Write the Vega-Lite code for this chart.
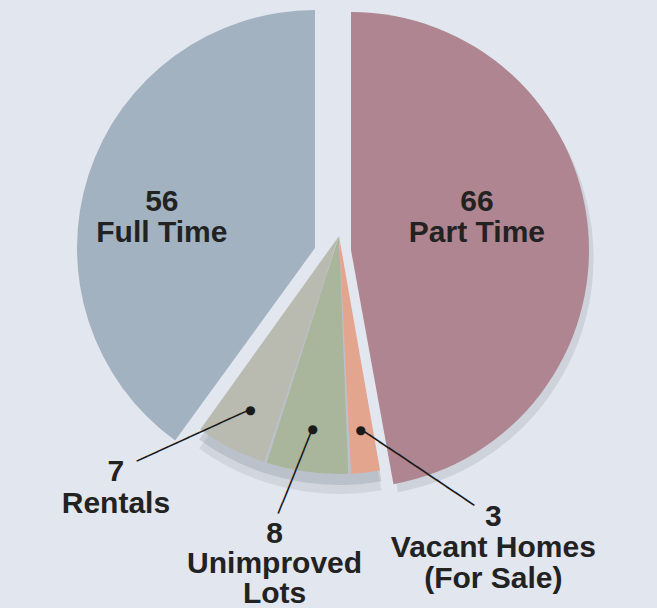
{
  "$schema": "https://vega.github.io/schema/vega-lite/v6.json",
  "width": 657,
  "height": 510,
  "autosize": {"type": "none"},
  "padding": {"left": 0, "top": 0, "right": 0, "bottom": 98},
  "background": "#e2e6ee",
  "config": {"view": {"stroke": null}},
  "data": {
    "values": [
      {"idx": 1, "label": "Part Time", "value": 66, "txt": "66\nPart Time"},
      {"idx": 2, "label": "Vacant Homes (For Sale)", "value": 3, "txt": "3\nVacant Homes\n(For Sale)"},
      {"idx": 3, "label": "Unimproved Lots", "value": 8, "txt": "8\nUnimproved\nLots"},
      {"idx": 4, "label": "Rentals", "value": 7, "txt": "7\nRentals"},
      {"idx": 5, "label": "Full Time", "value": 56, "txt": "56\nFull Time"}
    ]
  },
  "encoding": {
    "theta": {"field": "value", "type": "quantitative", "stack": true},
    "order": {"field": "idx", "type": "quantitative"},
    "detail": {"field": "label", "type": "nominal"}
  },
  "layer": [
    {
      "mark": {"type": "arc", "radius": 238, "xOffset": 10.5, "yOffset": 1, "fill": "#7d8490"},
      "encoding": {"opacity": {"condition": {"test": "datum.value < 10", "value": 0.16}, "value": 0}}
    },
    {
      "mark": {"type": "arc", "radius": 238, "xOffset": 10.5, "yOffset": -8, "fill": "#7d8490"},
      "encoding": {"opacity": {"condition": {"test": "datum.value < 10", "value": 0.25}, "value": 0}}
    },
    {
      "mark": {"type": "arc", "radius": 238, "xOffset": 27, "yOffset": 3, "fill": "#7d8490"},
      "encoding": {"opacity": {"condition": {"test": "datum.label == 'Part Time'", "value": 0.2}, "value": 0}}
    },
    {
      "mark": {"type": "arc", "radius": 238, "xOffset": -13.5, "yOffset": -7},
      "encoding": {
        "color": {"field": "label", "type": "nominal", "legend": null,
          "scale": {"domain": ["Part Time", "Vacant Homes (For Sale)", "Unimproved Lots", "Rentals", "Full Time"],
                    "range": ["#ae8590", "#e4a58f", "#a9b69b", "#b9bab0", "#a2b2c1"]}},
        "opacity": {"condition": {"test": "datum.label == 'Full Time'", "value": 1}, "value": 0}
      }
    },
    {
      "mark": {"type": "arc", "radius": 238, "xOffset": 22.5, "yOffset": -5},
      "encoding": {
        "color": {"field": "label", "type": "nominal", "legend": null},
        "opacity": {"condition": {"test": "datum.label == 'Part Time'", "value": 1}, "value": 0}
      }
    },
    {
      "mark": {"type": "arc", "radius": 238, "xOffset": 10.5, "yOffset": -19, "padAngle": 0.012},
      "encoding": {
        "color": {"field": "label", "type": "nominal", "legend": null},
        "opacity": {"condition": {"test": "datum.value < 10", "value": 1}, "value": 0}
      }
    },
    {
      "mark": {"type": "text", "radius": 170, "xOffset": -5, "yOffset": 0, "font": "Liberation Sans", "fontWeight": "bold", "fontSize": 30, "lineHeight": 31, "lineBreak": "\n", "fill": "#222222"},
      "encoding": {"text": {"condition": {"test": "datum.label == 'Full Time'", "field": "txt"}, "value": ""}}
    },
    {
      "mark": {"type": "text", "radius": 151, "xOffset": -2, "yOffset": -39, "font": "Liberation Sans", "fontWeight": "bold", "fontSize": 30, "lineHeight": 31, "lineBreak": "\n", "fill": "#222222"},
      "encoding": {"text": {"condition": {"test": "datum.label == 'Part Time'", "field": "txt"}, "value": ""}}
    },
    {
      "mark": {"type": "text", "radius": 303, "xOffset": -75, "yOffset": -53, "font": "Liberation Sans", "fontWeight": "bold", "fontSize": 30, "lineHeight": 32, "lineBreak": "\n", "fill": "#222222"},
      "encoding": {"text": {"condition": {"test": "datum.label == 'Rentals'", "field": "txt"}, "value": ""}}
    },
    {
      "mark": {"type": "text", "radius": 312, "xOffset": -12, "yOffset": -30, "font": "Liberation Sans", "fontWeight": "bold", "fontSize": 30, "lineHeight": 30, "lineBreak": "\n", "fill": "#222222"},
      "encoding": {"text": {"condition": {"test": "datum.label == 'Unimproved Lots'", "field": "txt"}, "value": ""}}
    },
    {
      "mark": {"type": "text", "radius": 311, "xOffset": 130, "yOffset": -47, "font": "Liberation Sans", "fontWeight": "bold", "fontSize": 30, "lineHeight": 31, "lineBreak": "\n", "fill": "#222222"},
      "encoding": {"text": {"condition": {"test": "datum.label == 'Vacant Homes (For Sale)'", "field": "txt"}, "value": ""}}
    },
    {
      "mark": {"type": "text", "radius": 195, "xOffset": 10.5, "yOffset": -19, "font": "DejaVu Sans", "fontSize": 12, "fill": "#1a1a1a"},
      "encoding": {"text": {"condition": {"test": "datum.value < 10", "value": "●"}, "value": ""}}
    },
    {
      "mark": {"type": "text", "radius": 220, "xOffset": -34.3, "yOffset": -15.6, "angle": 335.5, "font": "DejaVu Sans Mono", "fontSize": 19, "fill": "#1a1a1a"},
      "encoding": {"text": {"condition": {"test": "datum.label == 'Rentals'", "value": "───────────"}, "value": ""}}
    },
    {
      "mark": {"type": "text", "radius": 218, "xOffset": -3.3, "yOffset": 0, "angle": 292, "font": "DejaVu Sans Mono", "fontSize": 19, "fill": "#1a1a1a"},
      "encoding": {"text": {"condition": {"test": "datum.label == 'Unimproved Lots'", "value": "────────"}, "value": ""}}
    },
    {
      "mark": {"type": "text", "radius": 215, "xOffset": 64.3, "yOffset": -1.3, "angle": 33.8, "font": "DejaVu Sans Mono", "fontSize": 19, "fill": "#1a1a1a"},
      "encoding": {"text": {"condition": {"test": "datum.label == 'Vacant Homes (For Sale)'", "value": "────────────"}, "value": ""}}
    }
  ]
}
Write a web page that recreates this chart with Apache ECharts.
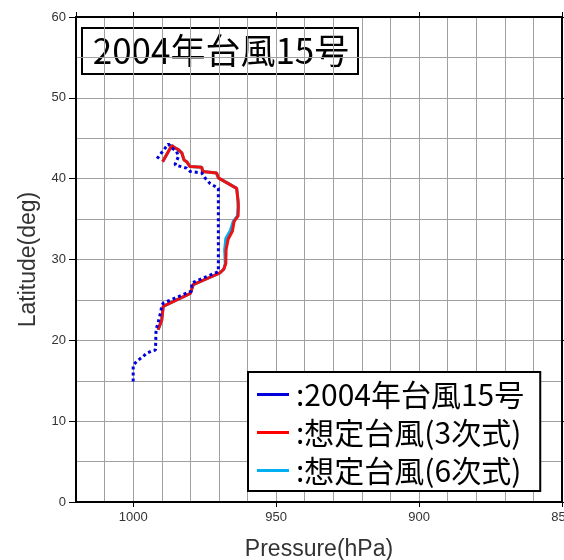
<!DOCTYPE html>
<html>
<head>
<meta charset="utf-8">
<script src="https://cdn.jsdelivr.net/npm/echarts@6/dist/echarts.min.js"></script>
<style>html,body{margin:0;padding:0;background:#fff;}#c{width:564px;height:560px;}</style>
</head>
<body>
<div id="c"></div>
<script>
// ---- data ----
const seriesNames = ['2004年台風15号', '想定台風(3次式)', '想定台風(6次式)'];
const titleText = '2004年台風15号';
const xName = 'Pressure(hPa)';
const yName = 'Latitude(deg)';

const bluePressure = [1000, 1000, 998.8, 996.5, 995.3, 993.5, 992.2, 992.0, 991.2, 990.3, 990.0, 989.5, 979.6, 979.5, 970.2, 970.2, 973.1, 974.9, 976.0, 980.1, 981.3, 985.4, 984.2, 984.8, 986.5, 987.7, 991.8];
const blueLat      = [14.9, 16.9, 17.4, 18.0, 18.4, 18.7, 18.8, 21.3, 22.3, 23.6, 24.3, 24.6, 26.1, 27.1, 28.5, 38.8, 39.4, 40.1, 40.7, 40.9, 41.3, 41.7, 42.7, 43.4, 43.8, 44.3, 42.4];

const redPressure = [991.3, 990.0, 989.5, 980.0, 979.0, 969.8, 968.3, 967.6, 967.5, 966.8, 965.3, 964.7, 963.3, 963.2, 963.3, 963.8, 970.2, 970.8, 975.7, 976.0, 980.1, 981.3, 982.2, 983.0, 984.2, 985.4, 986.5, 989.7];
const redLat      = [21.3, 22.5, 24.2, 25.8, 26.9, 28.3, 28.8, 29.5, 31.2, 32.5, 33.5, 34.7, 35.4, 36.5, 37.2, 38.8, 40.1, 40.7, 40.9, 41.4, 41.5, 42.1, 42.3, 43.2, 43.6, 43.8, 44.1, 42.1];

const cyanPressure = [991.3, 990.0, 989.5, 980.0, 979.0, 969.8, 968.3, 967.8, 968.0, 967.6, 966.0, 965.0, 963.5, 963.3, 963.3, 963.8, 970.2, 970.9, 975.7, 976.0, 980.1, 981.3, 982.2, 983.0, 984.2, 985.4, 986.5, 989.7];
const cyanLat      = [21.3, 22.5, 24.2, 25.8, 26.9, 28.3, 28.8, 29.5, 31.2, 32.6, 33.6, 34.7, 35.4, 36.5, 37.2, 38.8, 40.1, 40.7, 40.9, 41.4, 41.5, 42.1, 42.3, 43.2, 43.6, 43.8, 44.1, 42.1];

const xMin = 850, xMax = 1020;
const yMin = 0, yMax = 60;

// ---- build ----
const zip = (a, b) => a.map((v, i) => [v, b[i]]);
const chart = echarts.init(document.getElementById('c'), null, {renderer: 'canvas'});
const labelFont = {fontFamily: 'Liberation Sans, Arial, sans-serif', fontSize: 13, color: '#333'};
const frameLine = {show: true, onZero: false, lineStyle: {color: '#000', width: 2}};
const gridLine = {show: true, lineStyle: {color: '#a0a0a0', width: 1}};

const option = {
  animation: false,
  backgroundColor: '#fff',
  grid: {left: 76, top: 17, right: 2, bottom: 58, containLabel: false, outerBoundsMode: 'none'},
  xAxis: [
    {type: 'value', position: 'bottom', min: xMin, max: xMax, interval: 50, inverse: true,
     axisLine: frameLine, axisTick: {show: true, inside: false, length: 5, lineStyle: {color: '#000', width: 1}},
     axisLabel: Object.assign({margin: 9, showMaxLabel: false, formatter: v => (v % 50 === 0 ? String(v) : '')}, labelFont),
     splitLine: {show: false},
     name: xName, nameLocation: 'middle', nameGap: 36,
     nameTextStyle: {fontFamily: 'Liberation Sans, Arial, sans-serif', fontSize: 23, color: '#333'}},
    {type: 'value', position: 'top', min: xMin, max: xMax, interval: 50, inverse: true,
     axisLine: frameLine, axisTick: {show: true, inside: false, length: 5, lineStyle: {color: '#000', width: 1}},
     axisLabel: {show: false}, splitLine: {show: false}},
    {type: 'value', position: 'bottom', min: xMin, max: xMax, interval: 10, inverse: true,
     axisLine: {show: false}, axisTick: {show: false}, axisLabel: {show: false}, splitLine: gridLine}
  ],
  yAxis: [
    {type: 'value', position: 'left', min: yMin, max: yMax, interval: 10,
     axisLine: frameLine, axisTick: {show: true, inside: false, length: 7, lineStyle: {color: '#000', width: 1}},
     axisLabel: Object.assign({margin: 10}, labelFont), splitLine: {show: false},
     name: yName, nameLocation: 'middle', nameGap: 32,
     nameTextStyle: {fontFamily: 'Liberation Sans, Arial, sans-serif', fontSize: 23, color: '#333'}},
    {type: 'value', position: 'right', min: yMin, max: yMax, interval: 10,
     axisLine: frameLine, axisTick: {show: true, inside: false, length: 7, lineStyle: {color: '#000', width: 1}},
     axisLabel: {show: false}, splitLine: {show: false}},
    {type: 'value', position: 'left', min: yMin, max: yMax, interval: 5,
     axisLine: {show: false}, axisTick: {show: false}, axisLabel: {show: false}, splitLine: gridLine}
  ],
  legend: {
    left: 248, top: 372, orient: 'vertical',
    backgroundColor: '#fff', borderColor: '#000', borderWidth: 2,
    padding: [7, 16, 5, 9], itemGap: 7, itemWidth: 32, itemHeight: 3, icon: 'rect',
    textStyle: {fontFamily: 'Noto Sans CJK JP', fontSize: 30, color: '#000', lineHeight: 31, padding: [0, 0, 0, 2]},
    formatter: n => ':' + n,
    data: [
      {name: seriesNames[0], itemStyle: {color: '#0000dd', borderWidth: 0}, lineStyle: {type: 'solid', width: 0}},
      {name: seriesNames[1], itemStyle: {color: '#ff0000', borderWidth: 0}, lineStyle: {type: 'solid', width: 0}},
      {name: seriesNames[2], itemStyle: {color: '#00b0f0', borderWidth: 0}, lineStyle: {type: 'solid', width: 0}}
    ],
    z: 20
  },
  graphic: [{
    type: 'group', left: 81, top: 27, z: 20,
    children: [
      {type: 'rect', shape: {x: 0, y: 0, width: 276, height: 46}, style: {fill: '#fff', stroke: '#000', lineWidth: 2}},
      {type: 'text', x: 139, y: 23, style: {text: titleText, font: '35px "Noto Sans CJK JP"', fill: '#000', align: 'center', verticalAlign: 'middle'}}
    ]
  }],
  series: [
    {name: seriesNames[2], type: 'line', xAxisIndex: 0, yAxisIndex: 0, data: zip(cyanPressure, cyanLat),
     color: '#00b0f0', symbol: 'none', lineStyle: {color: '#00b0f0', width: 3}, z: 3},
    {name: seriesNames[1], type: 'line', xAxisIndex: 0, yAxisIndex: 0, data: zip(redPressure, redLat),
     color: '#ff0000', symbol: 'none', lineStyle: {color: '#ee1111', width: 3}, z: 4},
    {name: seriesNames[0], type: 'line', xAxisIndex: 0, yAxisIndex: 0, data: zip(bluePressure, blueLat),
     color: '#0000dd', symbol: 'none', lineStyle: {color: '#0000dd', width: 3, type: [3, 3]}, z: 5}
  ]
};
chart.setOption(option);
</script>
</body>
</html>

Set task:
Return, from the data, each line that has the word "Write" in it.

Result of the task:
Write the Vega-Lite code for this chart.
Write a web page that recreates this chart with Apache ECharts.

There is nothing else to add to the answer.